Here's what's next after the midterms.


On Tuesday night, Democrats secured over 30 seats in the House of Representatives, giving them control over that chamber of Congress. While some were hoping for more, disappointed by losses in the Texas Senate race and in the Florida and Georgia gubernatorial races, this victory means a definitive end to dangerous Republican legislation affecting underserved groups. Now, the family separation agenda will be stopped in its tracks, the administration's anti-transgender policy won't be carried out, and gun regulation has a chance at making it to the floor.

We also saw many historic milestones, with many politicians being the first person of their gender, race, ethnicity or sexual orientation to be elected to their positions.
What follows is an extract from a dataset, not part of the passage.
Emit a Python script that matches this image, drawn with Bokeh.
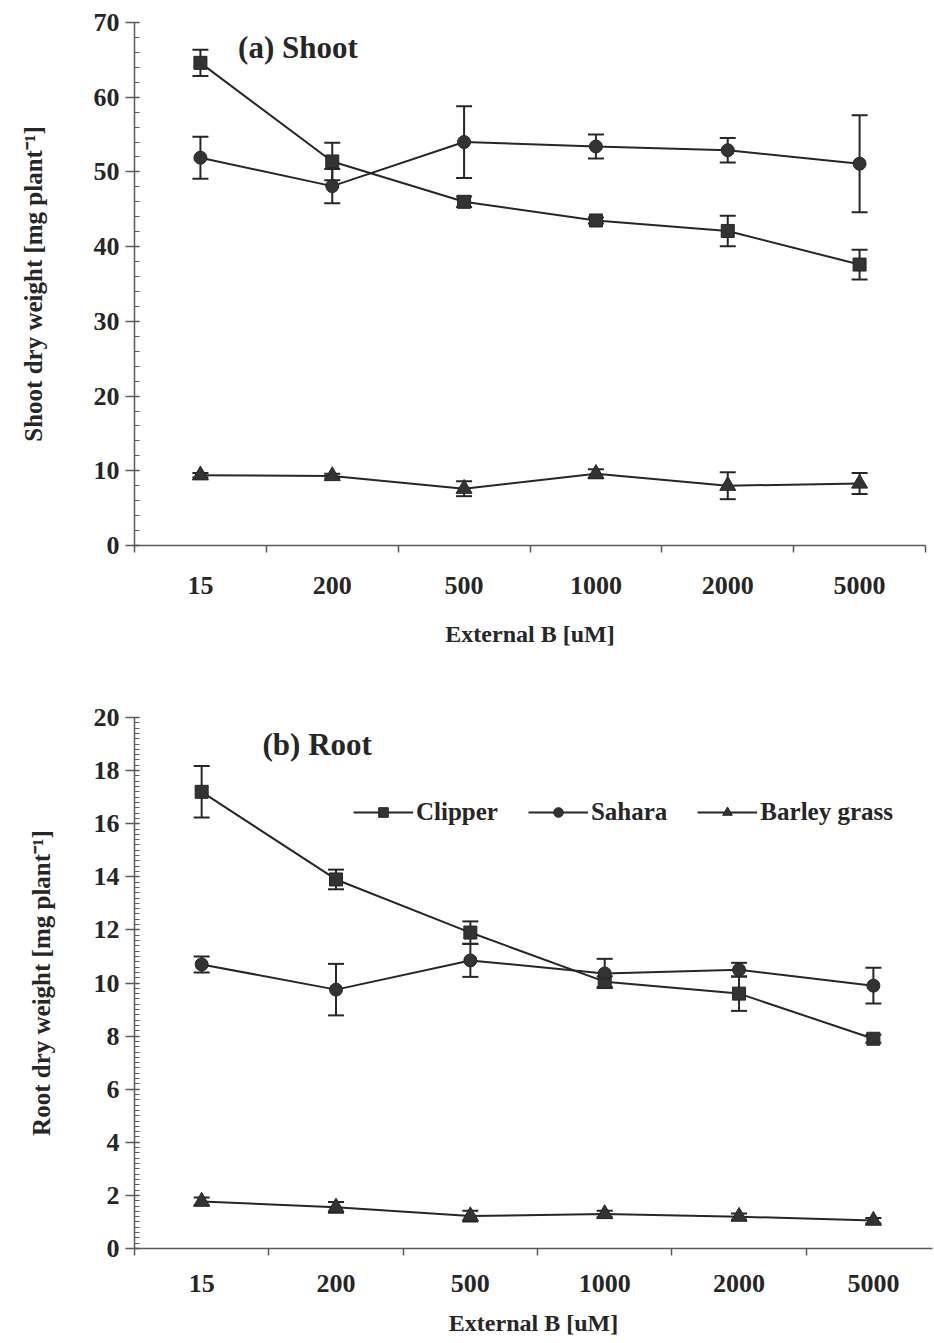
from bokeh.plotting import figure
from bokeh.models import (ColumnDataSource, Whisker, TeeHead, FixedTicker,
                          SingleIntervalTicker, Range1d, Label, Legend, LegendItem)
from bokeh.layouts import column
from bokeh.embed import file_html
from bokeh.resources import INLINE

# ---------------- data ----------------
concentrations = ["15", "200", "500", "1000", "2000", "5000"]
series_names = ["Clipper", "Sahara", "Barley grass"]

shoot_clipper = [64.6, 51.4, 46.0, 43.5, 42.1, 37.6]
shoot_clipper_se = [1.75, 2.5, 0.7, 0.4, 2.05, 2.0]
shoot_sahara = [51.9, 48.1, 54.0, 53.4, 52.9, 51.1]
shoot_sahara_se = [2.8, 2.3, 4.8, 1.6, 1.65, 6.5]
shoot_barley = [9.4, 9.3, 7.6, 9.6, 8.0, 8.3]
shoot_barley_se = [0.3, 0.3, 1.0, 0.6, 1.8, 1.4]

root_clipper = [17.2, 13.9, 11.9, 10.05, 9.6, 7.9]
root_clipper_se = [0.97, 0.37, 0.42, 0.2, 0.65, 0.15]
root_sahara = [10.7, 9.75, 10.85, 10.36, 10.5, 9.9]
root_sahara_se = [0.3, 0.97, 0.62, 0.55, 0.26, 0.67]
root_barley = [1.77, 1.55, 1.22, 1.3, 1.2, 1.05]
root_barley_se = [0.15, 0.2, 0.2, 0.12, 0.12, 0.1]

x_title = "External B [uM]"
shoot_ytitle = "Shoot dry weight [mg plant\u207b\u00b9]"
root_ytitle = "Root dry weight [mg plant\u207b\u00b9]"
shoot_panel = "(a) Shoot"
root_panel = "(b) Root"

FONT = "Liberation Serif"
INK = "#262626"
AXIS = "#5a5a5a"
markers = ["square", "circle", "triangle"]


def make_panel(series, errs, y_max, y_interval, y_minor, ytitle, panel_text,
               panel_xy, frame_w, x_end, left, right, top, frame_h, bottom,
               ylab_standoff, xlab_standoff, xtitle_standoff, show_legend,
               marker_size):
    xs = [i + 0.5 for i in range(len(concentrations))]
    p = figure(frame_width=frame_w, frame_height=frame_h,
               x_range=Range1d(0, x_end), y_range=Range1d(0, y_max),
               output_backend="svg", toolbar_location=None,
               min_border_left=left, min_border_right=right,
               min_border_top=top, min_border_bottom=bottom)
    p.outline_line_color = None
    p.xgrid.visible = False
    p.ygrid.visible = False
    p.background_fill_color = "white"
    p.border_fill_color = "white"

    # x axis: labels at category centres, ticks on boundaries
    xa = p.xaxis[0]
    xa.ticker = FixedTicker(ticks=xs, minor_ticks=list(range(len(concentrations) + 1)))
    xa.major_label_overrides = {x: c for x, c in zip(xs, concentrations)}
    xa.major_tick_out = 0
    xa.major_tick_in = 0
    xa.minor_tick_out = 7
    xa.minor_tick_in = 0
    xa.axis_line_color = AXIS
    xa.axis_line_width = 1.5
    xa.minor_tick_line_color = AXIS
    xa.minor_tick_line_width = 1.5
    xa.major_label_standoff = xlab_standoff
    xa.major_label_text_font = FONT
    xa.major_label_text_font_style = "bold"
    xa.major_label_text_font_size = "26px"
    xa.major_label_text_color = INK
    xa.axis_label = x_title
    xa.axis_label_text_font = FONT
    xa.axis_label_text_font_style = "bold"
    xa.axis_label_text_font_size = "24px"
    xa.axis_label_text_color = INK
    xa.axis_label_standoff = xtitle_standoff

    ya = p.yaxis[0]
    ya.ticker = SingleIntervalTicker(interval=y_interval, num_minor_ticks=y_minor)
    ya.major_tick_out = 9
    ya.major_tick_in = 5
    ya.minor_tick_out = 0
    ya.minor_tick_in = 5
    ya.axis_line_color = AXIS
    ya.axis_line_width = 1.5
    ya.major_tick_line_color = AXIS
    ya.major_tick_line_width = 1.5
    ya.minor_tick_line_color = AXIS
    ya.minor_tick_line_width = 1.2
    ya.major_label_standoff = 6
    ya.major_label_text_font = FONT
    ya.major_label_text_font_style = "bold"
    ya.major_label_text_font_size = "26px"
    ya.major_label_text_color = INK
    ya.axis_label = ytitle
    ya.axis_label_text_font = FONT
    ya.axis_label_text_font_style = "bold"
    ya.axis_label_text_font_size = "25px"
    ya.axis_label_text_color = INK
    ya.axis_label_standoff = ylab_standoff

    items = []
    for name, ys, se, mk in zip(series_names, series, errs, markers):
        src = ColumnDataSource(dict(x=xs, y=ys,
                                    up=[a + b for a, b in zip(ys, se)],
                                    lo=[a - b for a, b in zip(ys, se)]))
        w = Whisker(source=src, base="x", upper="up", lower="lo",
                    line_color=INK, line_width=2,
                    upper_head=TeeHead(size=16, line_color=INK, line_width=2),
                    lower_head=TeeHead(size=16, line_color=INK, line_width=2))
        p.add_layout(w)
        lr = p.line("x", "y", source=src, line_color=INK, line_width=2)
        sz = marker_size + (3 if mk == "triangle" else 0)
        sr = p.scatter("x", "y", source=src, marker=mk, size=sz,
                       fill_color="#333333", line_color=INK, line_width=1)
        items.append(LegendItem(label=name, renderers=[lr, sr]))

    p.add_layout(Label(x=panel_xy[0], y=panel_xy[1], text=panel_text,
                       text_font=FONT, text_font_style="bold",
                       text_font_size="31px", text_color=INK,
                       text_align="center", text_baseline="middle"))

    if show_legend:
        lg = Legend(items=items, orientation="horizontal", location=(219, 422),
                    padding=0, margin=0, spacing=30, label_standoff=3,
                    glyph_width=60, glyph_height=24, label_height=24,
                    border_line_color=None, background_fill_alpha=0,
                    label_text_font=FONT, label_text_font_style="bold",
                    label_text_font_size="25px", label_text_color=INK)
        p.add_layout(lg)
    return p


p1 = make_panel([shoot_clipper, shoot_sahara, shoot_barley],
                [shoot_clipper_se, shoot_sahara_se, shoot_barley_se],
                70, 10, 5, shoot_ytitle, shoot_panel, (1.24, 66.7),
                791, 6, 128, 15, 22, 523, 135, 44, 24, 24, False, 13)

p2 = make_panel([root_clipper, root_sahara, root_barley],
                [root_clipper_se, root_sahara_se, root_barley_se],
                20, 2, 10, root_ytitle, root_panel, (1.36, 19.0),
                798, 5.94, 134, 2, 37, 531, 95, 36, 19, 15, True, 13)

layout = column(p1, p2, spacing=0)
open("out.html", "w").write(file_html(layout, INLINE))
For example, Alexandria Ocasio-Cortez will be the youngest woman ever elected to the House, Rashida Tlaib and Ilhan Omar will be the first Muslim women in Congress, and Sharice Davids and Deb Haaland will be the first Native American women. Many states such as Maine and South Dakota ushered in their first-ever female governors this week, and Jared Polis broke barriers by winning in Colorado to become the first openly gay man elected governor.

The results of the midterms won't fix everything, though. Flipping the House was one of the most important things that could be done to make sure that this administration doesn't pass any more racially-charged policies, but we still need to continue to organize and demonstrate on a national level in order to make sure that the interests of the people are protected. Stacey Abrams is still contesting the results of her election in Georgia, but we can't forget that the state Republican party went out of their way to suppress black voters that likely would have voted for her.

Her districts were gerrymandered beyond recognition, as were those of many other states, and municipal elections saw historic amounts of illegal purges of voter rolls. This means that we need to press our representatives to ensure the integrity of our democracy before going forward to 2020, be that through appointing independent committees to draw district lines or doing away with discriminatory voter ID laws, especially within the state of North Carolina.

Also, while midterm voter turnout was at a 50-year high, the Democratic strategy to encourage voters in their party to show up at the polls was lacking. A lot of the onus was put on communities of color that have a history of being ignored by politicians after they gain their initial support, but there was little to no attempt by liberals to reach across the aisle to conservative voters, leading to things like the Texas election being determined by some 71% of white men and 59% of white women who voted for Ted Cruz.

There are political lessons to be learned from the midterms, but above all, we need to remember to not become complacent now that conditions have potentially improved. Activist groups will almost definitely be working as hard as ever, and we should join them as they continue to resist oppressive forces in our democracy and fight for those who have no voice in our current system. There will be a time to rest, and we'll know it when we reach it, but for now, we can't get lazy.